I lead Straight Up today as the FA'ists intended, and finished on the anchor bolts and lowered. I intend to go back and lead the line straight to the roof, then finish on Roof's anchors. I'm not trying to make an advocate statement with my observations either to pull or leave them at this time. I reserve any judgement.
Some thoughts:
-I don't harbor ill will toward Matt or Greg. In fact, they are both nice guys when I have talked to them in the gym, and in Greg's case I've climbed with him and talked to him offthread.
-The climbing moves that are protected by the lead bolts are good moves with reaches between good edges.
-The route is only over a "Climber Access" trail, not the NPS designated "High Peaks" trail.

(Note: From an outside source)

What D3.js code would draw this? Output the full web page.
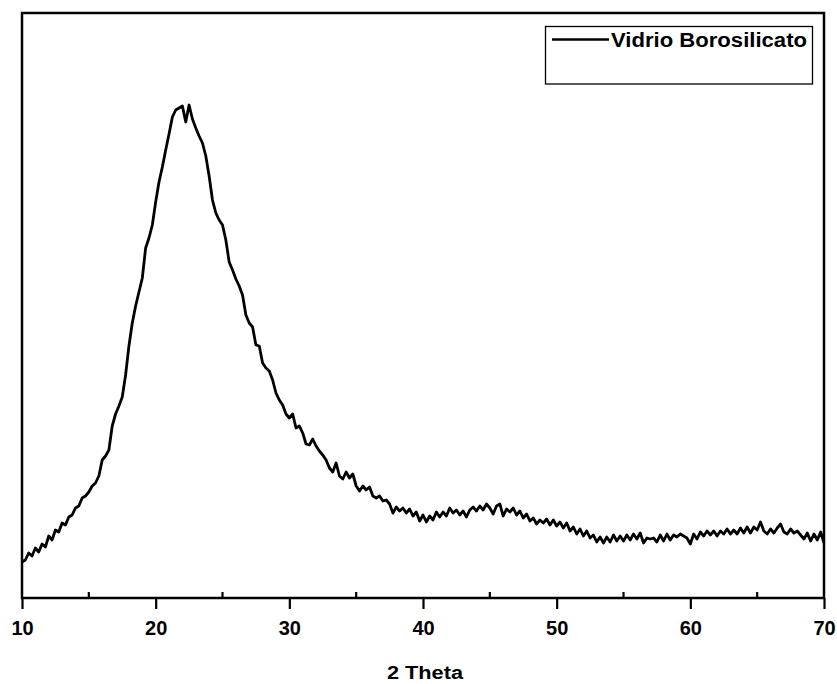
<!DOCTYPE html>
<html>
<head>
<meta charset="utf-8">
<script src="https://cdn.jsdelivr.net/npm/d3@7"></script>
<style>
  html, body { margin: 0; padding: 0; background: #fff; }
  svg { display: block; font-family: Arial, "Liberation Sans", sans-serif; }
</style>
</head>
<body>
<svg id="chart" width="837" height="684"></svg>
<script>
// XRD scan, 2 theta from 10 to 70 in steps of 0.25 deg
var scanStart = 10, scanStep = 0.25;
var seriesName = 'Vidrio Borosilicato';
var xTicksMajor = [10, 20, 30, 40, 50, 60, 70];
var xTicksMinor = [15, 25, 35, 45, 55, 65];

// intensity (a.u.), one value per step
var intensity = [
    36, 38, 45, 42, 50, 46, 54, 51, 62, 58,
    68, 66, 75, 73, 81, 83, 90, 92, 100, 102,
    106, 112, 115, 122, 138, 142, 148, 172, 184, 192,
    201, 223, 252, 275, 292, 306, 320, 350, 360, 373,
    396, 416, 431, 448, 464, 481, 488, 490, 492, 476,
    493, 479, 470, 462, 455, 442, 422, 398, 385, 378,
    373, 358, 336, 328, 319, 312, 303, 283, 275, 271,
    253, 252, 235, 230, 227, 218, 205, 198, 193, 184,
    180, 184, 170, 172, 165, 154, 153, 159, 152, 147,
    143, 138, 130, 126, 135, 122, 119, 126, 120, 124,
    112, 107, 112, 108, 111, 102, 100, 102, 97, 98,
    94, 85, 91, 87, 90, 85, 89, 82, 86, 77,
    83, 76, 82, 78, 86, 81, 86, 82, 90, 85,
    88, 83, 87, 81, 88, 91, 87, 92, 88, 94,
    90, 84, 92, 94, 82, 89, 86, 90, 83, 87,
    80, 84, 77, 80, 74, 78, 75, 79, 73, 78,
    72, 76, 70, 75, 67, 71, 64, 69, 62, 67,
    60, 63, 56, 61, 55, 61, 56, 63, 57, 62,
    57, 63, 58, 64, 59, 65, 55, 60, 59, 60,
    56, 63, 57, 64, 58, 63, 61, 64, 62, 60,
    54, 64, 59, 66, 62, 67, 63, 67, 62, 67,
    64, 69, 64, 68, 64, 70, 65, 71, 65, 71,
    68, 76, 67, 64, 69, 65, 70, 74, 66, 64,
    69, 65, 67, 63, 59, 65, 57, 64, 58, 66,
    55
];

var data = intensity.map(function(v, i) {
    return { theta: scanStart + i * scanStep, counts: v };
});

var margin = { top: 13, right: 13, bottom: 86, left: 22 },
    totalWidth = 837, totalHeight = 684,
    width = totalWidth - margin.left - margin.right,
    height = totalHeight - margin.top - margin.bottom;

var svg = d3.select('#chart');
var chart = svg.append('g')
    .attr('transform', 'translate(' + margin.left + ',' + margin.top + ')');

var x = d3.scaleLinear().domain([10, 70]).range([0, width]);
var y = d3.scaleLinear().domain([0, 585]).range([height, 0]);

// data line
var line = d3.line()
    .x(function(d) { return x(d.theta); })
    .y(function(d) { return y(d.counts); });

chart.append('path')
    .datum(data)
    .attr('d', line)
    .attr('fill', 'none')
    .attr('stroke', '#000')
    .attr('stroke-width', 2.8)
    .attr('stroke-linejoin', 'round');

// frame
chart.append('rect')
    .attr('width', width)
    .attr('height', height)
    .attr('fill', 'none')
    .attr('stroke', '#000')
    .attr('stroke-width', 2.5);

// bottom axis: major ticks out, minor ticks in
var xAxis = chart.append('g')
    .attr('transform', 'translate(0,' + height + ')')
    .call(d3.axisBottom(x).tickValues(xTicksMajor).tickSize(11).tickPadding(12).tickFormat(d3.format('d')));
xAxis.select('.domain').remove();
xAxis.selectAll('.tick line').attr('stroke-width', 2.2);
xAxis.selectAll('.tick text')
    .attr('fill', '#000')
    .attr('font-size', '20px')
    .attr('font-weight', 'bold')
    .attr('font-family', 'Arial, "Liberation Sans", sans-serif');

chart.append('g')
    .selectAll('line')
    .data(xTicksMinor)
    .join('line')
    .attr('x1', d => x(d))
    .attr('x2', d => x(d))
    .attr('y1', height)
    .attr('y2', height - 6)
    .attr('stroke', '#000')
    .attr('stroke-width', 2.2);

// axis title
svg.append('text')
    .attr('x', 425)
    .attr('y', 679)
    .attr('text-anchor', 'middle')
    .attr('font-size', '18px')
    .attr('font-weight', 'bold')
    .attr('textLength', 76)
    .attr('lengthAdjust', 'spacingAndGlyphs')
    .text('2 Theta');

// legend
var legend = svg.append('g');
legend.append('rect')
    .attr('x', 545.5)
    .attr('y', 26.5)
    .attr('width', 267)
    .attr('height', 57.5)
    .attr('fill', '#fff')
    .attr('stroke', '#000')
    .attr('stroke-width', 1.3);
legend.append('line')
    .attr('x1', 552)
    .attr('x2', 609)
    .attr('y1', 39.5)
    .attr('y2', 39.5)
    .attr('stroke', '#000')
    .attr('stroke-width', 2.4);
legend.append('text')
    .attr('x', 611)
    .attr('y', 47)
    .attr('font-size', '20px')
    .attr('font-weight', 'bold')
    .attr('textLength', 196)
    .attr('lengthAdjust', 'spacingAndGlyphs')
    .text(seriesName);
</script>
</body>
</html>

Hikers only inadvertently go that way if they are lost. There is a warning placard indicating a danger of falling rock on the sign post.
-The anchor bolts are in fact placed in the middle of the traverse for an existing line called "Roof." "Roof" is rated 5.10a in the 2007 guide.

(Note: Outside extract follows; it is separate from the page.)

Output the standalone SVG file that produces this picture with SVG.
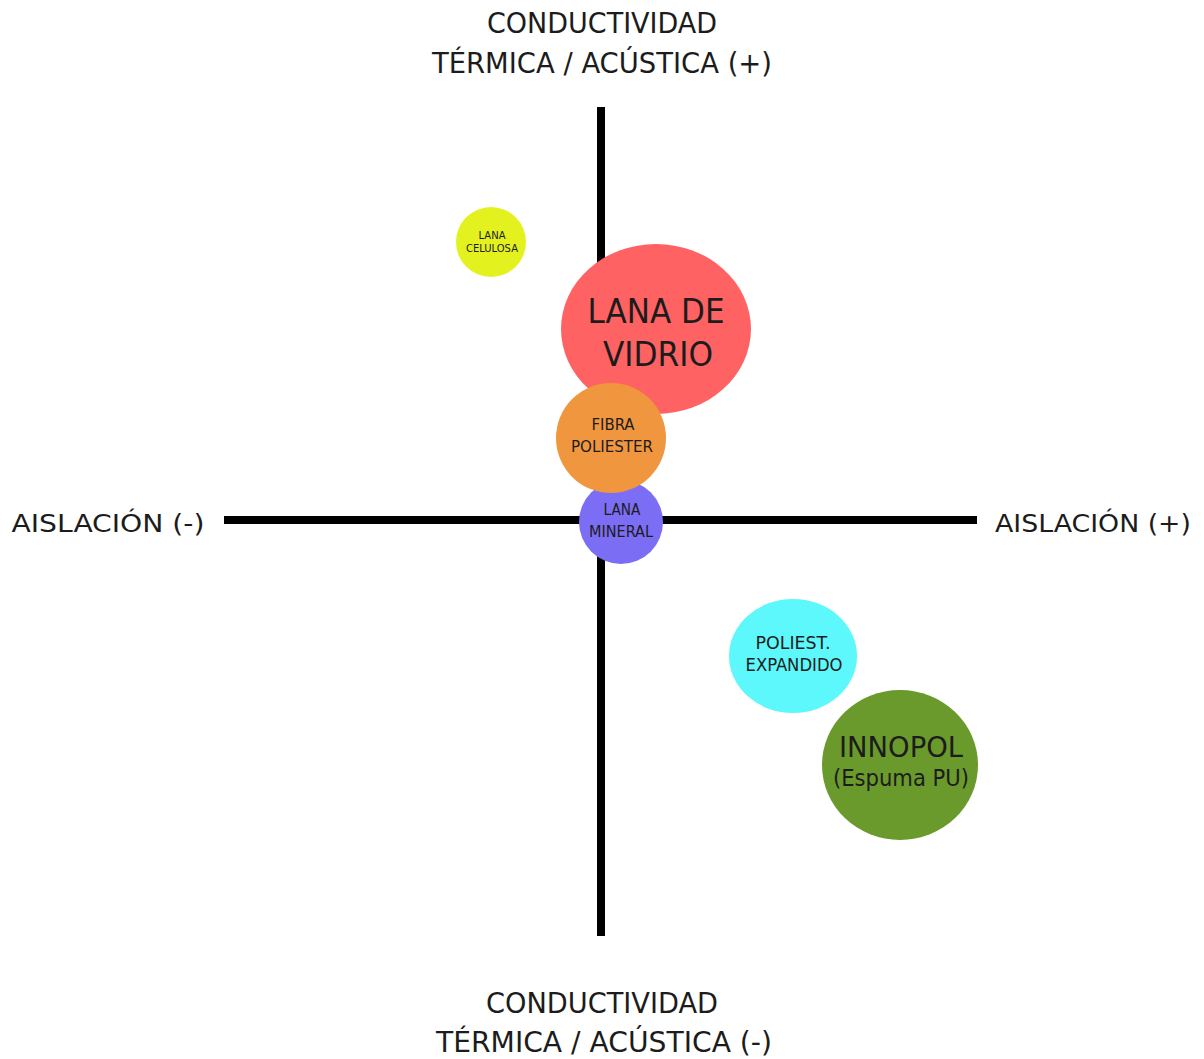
<svg xmlns="http://www.w3.org/2000/svg" width="1204" height="1059" viewBox="0 0 1204 1059">
  <style>
    text { font-family: "DejaVu Sans Condensed", "DejaVu Sans", sans-serif; fill: #1c1c1c; text-anchor: middle; }
    .axis { stroke: #000; stroke-width: 8; fill: none; }
    .title { font-size: 28.5px; }
    .side { font-size: 24px; }
  </style>
  <rect width="1204" height="1059" fill="#fff"/>

  <!-- axes -->
  <g id="connectors">
    <line class="axis" x1="601" y1="107" x2="601" y2="936"/>
    <line class="axis" x1="224" y1="520" x2="977" y2="520"/>
  </g>

  <!-- axis labels -->
  <g id="label-top">
    <text class="title" x="602" y="33" textLength="230" lengthAdjust="spacingAndGlyphs">CONDUCTIVIDAD</text>
    <text class="title" x="602" y="73" textLength="340" lengthAdjust="spacingAndGlyphs">TÉRMICA / ACÚSTICA (+)</text>
  </g>
  <g id="label-bottom">
    <text class="title" x="602" y="1013" textLength="232" lengthAdjust="spacingAndGlyphs">CONDUCTIVIDAD</text>
    <text class="title" x="604" y="1052" textLength="336" lengthAdjust="spacingAndGlyphs">TÉRMICA / ACÚSTICA (-)</text>
  </g>
  <g id="label-left">
    <text class="side" x="108" y="532" textLength="193" lengthAdjust="spacingAndGlyphs">AISLACIÓN (-)</text>
  </g>
  <g id="label-right">
    <text class="side" x="1093" y="532" textLength="196" lengthAdjust="spacingAndGlyphs">AISLACIÓN (+)</text>
  </g>

  <!-- materials -->
  <g id="lana-celulosa">
    <circle cx="491" cy="242" r="35" fill="#e3f21f"/>
    <text x="492" y="239" font-size="10" textLength="27" lengthAdjust="spacingAndGlyphs">LANA</text>
    <text x="492" y="252" font-size="10" textLength="52" lengthAdjust="spacingAndGlyphs">CELULOSA</text>
  </g>
  <g id="lana-de-vidrio">
    <ellipse cx="656" cy="329" rx="95" ry="85" fill="#ff6262"/>
    <text x="656" y="323" font-size="34" textLength="137" lengthAdjust="spacingAndGlyphs">LANA DE</text>
    <text x="658" y="366" font-size="34" textLength="110" lengthAdjust="spacingAndGlyphs">VIDRIO</text>
  </g>
  <g id="lana-mineral">
    <circle cx="621" cy="522" r="42" fill="#7b6ef5"/>
    <text x="622" y="515" font-size="15" textLength="37" lengthAdjust="spacingAndGlyphs">LANA</text>
    <text x="621" y="537" font-size="15" textLength="64" lengthAdjust="spacingAndGlyphs">MINERAL</text>
  </g>
  <g id="fibra-poliester">
    <circle cx="611" cy="438" r="55" fill="#f0963e"/>
    <text x="613" y="430" font-size="16" textLength="43" lengthAdjust="spacingAndGlyphs">FIBRA</text>
    <text x="612" y="452" font-size="16" textLength="82" lengthAdjust="spacingAndGlyphs">POLIESTER</text>
  </g>
  <g id="poliestireno-expandido">
    <ellipse cx="793" cy="656" rx="64" ry="57" fill="#5cf8fb"/>
    <text x="793" y="649" font-size="18" textLength="75" lengthAdjust="spacingAndGlyphs">POLIEST.</text>
    <text x="794" y="671" font-size="18" textLength="97" lengthAdjust="spacingAndGlyphs">EXPANDIDO</text>
  </g>
  <g id="innopol">
    <ellipse cx="900" cy="765" rx="78" ry="75" fill="#6a9a2c"/>
    <text x="901" y="757" font-size="28" textLength="124" lengthAdjust="spacingAndGlyphs">INNOPOL</text>
    <text x="901" y="786" font-size="23" textLength="136" lengthAdjust="spacingAndGlyphs">(Espuma PU)</text>
  </g>
</svg>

-Placing bolts on an existing line is retrobolting. Retrobolting, when done without the consent of the FA party, if one of them is still alive, is not consistent with the tradition of deferring to the FA party on where protection should be placed where the original route was done ground up. Pinnacles is such an area where there is a great deal of respect for those that have gone before.
-The anchor bolts are in fact bolted next to what is otherwise a protectable crack.

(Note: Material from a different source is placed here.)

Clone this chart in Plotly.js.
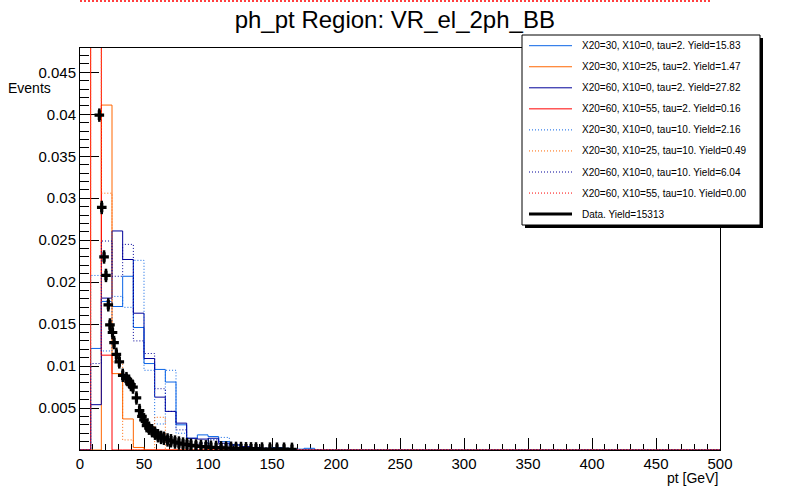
<!DOCTYPE html>
<html>
<head>
<meta charset="utf-8">
<script src="https://cdn.plot.ly/plotly-3.0.1.min.js"></script>
<style>html,body{margin:0;padding:0;background:#fff;}#chart{width:800px;height:500px;}</style>
</head>
<body>
<div id="chart"></div>
<script>
// ---- data (bin width 500/60 GeV, values per bin) ----
var nBins = 60;
var xMin = 0, xMax = 500;

var sigA_tau2  = [0, 0.0121, 0.0177, 0.0171, 0.0207, 0.0146, 0.0103, 0.0096, 0.0081, 0.0030, 0.0014, 0.0018, 0.0016, 0.0010, 0.0006, 0.0004, 0.0003, 0.0002, 0.0003, 0.0002, 0.0001, 0.0002];
var sigB_tau2  = [0, 0, 0.0411, 0.0091, 0.0037, 0.0003];
var sigC_tau2  = [0, 0.0054, 0.0181, 0.0261, 0.0227, 0.0163, 0.0109, 0.0063, 0.0046, 0.0032, 0.0014, 0.0013, 0.0014, 0.0008, 0.0006, 0.0004, 0.0003, 0.0002, 0.0002, 0.0001];
var sigD_tau2  = [0, 0.5, 0.0113];
var sigA_tau10 = [0, 0.0208, 0.0118, 0.0183, 0.0170, 0.0226, 0.0095, 0.0031, 0.0095, 0.0020, 0, 0.0005, 0.0013, 0.0015, 0.0006];
var sigB_tau10 = [0, 0.5, 0.0306, 0.0105, 0.0012, 0, 0, 0.0039];
var sigC_tau10 = [0, 0.0103, 0.0249, 0.0207, 0.0245, 0.0130, 0.0115, 0.0073, 0.0046, 0.0024, 0.0006, 0.0008, 0.0012, 0.0005];
var sigD_tau10 = [];

var dataX = [15.1, 17.0, 18.8, 20.3, 22.1, 23.4, 25.4, 26.6, 28.4, 30.7, 33.4, 36.3, 38.3, 39.8, 41.4, 44.1, 46.5, 48.4, 50.0, 52.0, 53.9, 56.3, 58.6, 60.9, 63.3, 65.6, 68.4, 71.1, 74.2, 77.3, 80.5, 83.6, 86.7, 90.6, 94.5, 98.4, 102.3, 106.3, 110.2, 114.1, 118.0, 121.9, 125.8, 129.7, 133.6, 137.5, 142.2, 148.4, 153.9, 159.4, 165.6];
var dataY = [0.0399, 0.0289, 0.0230, 0.0208, 0.0173, 0.0149, 0.0140, 0.0128, 0.0114, 0.0105, 0.0089, 0.0085, 0.0082, 0.0078, 0.0075, 0.0062, 0.0047, 0.0040, 0.0036, 0.0029, 0.0026, 0.0023, 0.0020, 0.0017, 0.0015, 0.0014, 0.0012, 0.0011, 0.00095, 0.00083, 0.00071, 0.00065, 0.00056, 0.00048, 0.00042, 0.00038, 0.00033, 0.00030, 0.00026, 0.00024, 0.00021, 0.00019, 0.00018, 0.00015, 0.00014, 0.00013, 0.00012, 0.00011, 0.00010, 0.00010, 0.00008];

var legendLabels = [
  "X20=30, X10=0, tau=2. Yield=15.83",
  "X20=30, X10=25, tau=2. Yield=1.47",
  "X20=60, X10=0, tau=2. Yield=27.82",
  "X20=60, X10=55, tau=2. Yield=0.16",
  "X20=30, X10=0, tau=10. Yield=2.16",
  "X20=30, X10=25, tau=10. Yield=0.49",
  "X20=60, X10=0, tau=10. Yield=6.04",
  "X20=60, X10=55, tau=10. Yield=0.00",
  "Data. Yield=15313"
];

var yTickVals = [0.005, 0.01, 0.015, 0.02, 0.025, 0.03, 0.035, 0.04, 0.045];
var yTickText = ["0.005", "0.01", "0.015", "0.02", "0.025", "0.03", "0.035", "0.04", "0.045"];

var titleText = "ph_pt Region: VR_el_2ph_BB";
var xTitle = "pt [GeV]";
var yTitle = "Events";

// ---- styles ----
var cLight = "#0a64e6", cOrange = "#ff6600", cNavy = "#000099", cRed = "#ff0000";
var dotDash = "1px,2px";
var seriesStyle = [
  {color: cLight,  dash: "solid"},
  {color: cOrange, dash: "solid"},
  {color: cNavy,   dash: "solid"},
  {color: cRed,    dash: "solid"},
  {color: cLight,  dash: dotDash},
  {color: cOrange, dash: dotDash},
  {color: cNavy,   dash: dotDash},
  {color: cRed,    dash: dotDash}
];
var seriesVals = [sigA_tau2, sigB_tau2, sigC_tau2, sigD_tau2, sigA_tau10, sigB_tau10, sigC_tau10, sigD_tau10];

var binW = (xMax - xMin) / nBins;
function stepTrace(vals, st) {
  if (vals.length === 0) {
    return {x: [], y: [], type: "scatter", mode: "lines", showlegend: false, hoverinfo: "skip",
            line: {color: st.color, width: 1, dash: st.dash}};
  }
  var xs = [], ys = [];
  for (var i = 0; i < nBins; i++) {
    xs.push(xMin + i * binW);
    ys.push(i < vals.length ? vals[i] : 0);
  }
  xs.push(xMax); ys.push(ys[ys.length - 1]);
  return {x: xs, y: ys, type: "scatter", mode: "lines", line: {shape: "hv", color: st.color, width: 1, dash: st.dash},
          showlegend: false, hoverinfo: "skip", cliponaxis: true};
}

var traces = [];
for (var k = 0; k < seriesVals.length; k++) traces.push(stepTrace(seriesVals[k], seriesStyle[k]));
traces.push({
  x: dataX, y: dataY, type: "scatter", mode: "markers", showlegend: false, hoverinfo: "skip",
  marker: {symbol: "cross", size: 8, color: "black", line: {width: 0}},
  error_y: {type: "constant", value: 0.0008, thickness: 2.5, width: 0, color: "black"}
});

// ---- pixel helpers for the ROOT-like legend ----
var L = 80, R = 720, T = 48, B = 450;
function px(p) { return (p - L) / (R - L); }
function py(p) { return (B - p) / (B - T); }

var shapes = [];
var annotations = [];

// stray red dotted line at top of canvas (the empty tau=10 histogram)
shapes.push({type: "line", xref: "paper", yref: "paper", x0: px(80), x1: px(712), y0: py(1), y1: py(1),
             line: {color: cRed, width: 1.5, dash: "2px,2px"}});

// legend box with shadow
shapes.push({type: "rect", xref: "paper", yref: "paper", x0: px(525), x1: px(763), y0: py(228), y1: py(38),
             fillcolor: "black", line: {width: 0}});
shapes.push({type: "rect", xref: "paper", yref: "paper", x0: px(522), x1: px(760), y0: py(225), y1: py(35),
             fillcolor: "white", line: {color: "black", width: 1}});

var rowY0 = 45.7, rowDy = 21.05;
for (var i = 0; i < legendLabels.length; i++) {
  var yy = rowY0 + i * rowDy;
  var st = i < seriesStyle.length ? seriesStyle[i] : {color: "black", dash: "solid"};
  shapes.push({type: "line", xref: "paper", yref: "paper", x0: px(529), x1: px(572), y0: py(yy), y1: py(yy),
               line: {color: st.color, width: i < seriesStyle.length ? 1 : 3, dash: st.dash}});
  annotations.push({xref: "paper", yref: "paper", x: px(580), y: py(yy), xanchor: "left", yanchor: "middle",
                    text: legendLabels[i], showarrow: false, font: {size: 10, color: "black"}});
}

annotations.push({xref: "paper", yref: "paper", x: 1, y: py(478), xanchor: "right", yanchor: "middle",
                  text: xTitle, showarrow: false, font: {size: 14, color: "black"}});
annotations.push({xref: "paper", yref: "paper", x: px(6), y: py(88), xanchor: "left", yanchor: "middle",
                  text: yTitle, showarrow: false, font: {size: 14, color: "black"}});

var layout = {
  width: 800, height: 500,
  margin: {l: L, r: 800 - R, t: T, b: 500 - B, pad: 0},
  paper_bgcolor: "white", plot_bgcolor: "white",
  font: {family: "Liberation Sans, Arial, Helvetica, sans-serif", color: "black"},
  showlegend: false,
  title: {text: titleText, x: 393.5 / 800, xanchor: "center", xref: "paper", y: 1 - 20 / 500, yanchor: "middle",
          font: {size: 24, color: "black"}},
  xaxis: {
    range: [xMin, xMax], showgrid: false, zeroline: false, layer: "below traces",
    showline: true, linecolor: "black", linewidth: 1, mirror: true,
    ticks: "inside", ticklen: 12, tickcolor: "black", tickwidth: 1,
    tickmode: "linear", tick0: 0, dtick: 50,
    minor: {ticks: "inside", ticklen: 6, tickcolor: "black", tickmode: "linear", tick0: 0, dtick: 10},
    tickfont: {size: 15}
  },
  yaxis: {
    range: [0, 0.0479], showgrid: false, zeroline: false, layer: "below traces",
    showline: true, linecolor: "black", linewidth: 1, mirror: true,
    ticks: "inside", ticklen: 19, tickcolor: "black", tickwidth: 1,
    tickmode: "array", tickvals: yTickVals, ticktext: yTickText,
    minor: {ticks: "inside", ticklen: 9, tickcolor: "black", tickmode: "linear", tick0: 0, dtick: 0.001},
    tickfont: {size: 15}
  },
  shapes: shapes,
  annotations: annotations
};

Plotly.newPlot("chart", traces, layout, {staticPlot: true, displayModeBar: false});
</script>
</body>
</html>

-"Roof" has chains at the end of the traverse. "Roof" continues to the top of the formation.
-The old pitons appeared to be unreliable. One exhibiting some cracking. I did not bounce test either of them.
-The lead bolts on Straight Up are placed well in what appears to be solid holes.
-The opening moves up to the first baby roof are loose.
-The flake that the person is yarding on in the pic is hollow and fractured. Gear behind that flake is not advised. I lead directly to the first bolt without supplemental gear.
-The lead climbing moves after the second lead bolt, felt to me, like it naturally ascends up directly under the anchor bolts (i.e. the natural weakness). Going right from the second lead bolt seemed insecure due to a flake that is fractured all along the backside and the holds being fewer and further between. If the flake holds, the moves are do-able that way as well, but perhaps at a more difficult rating than 5.8.
-Connecting Straight Up to finish on Roof is do-able. The stance where you clip the anchor bolts is not so far from the traverse crack that you can't place gear.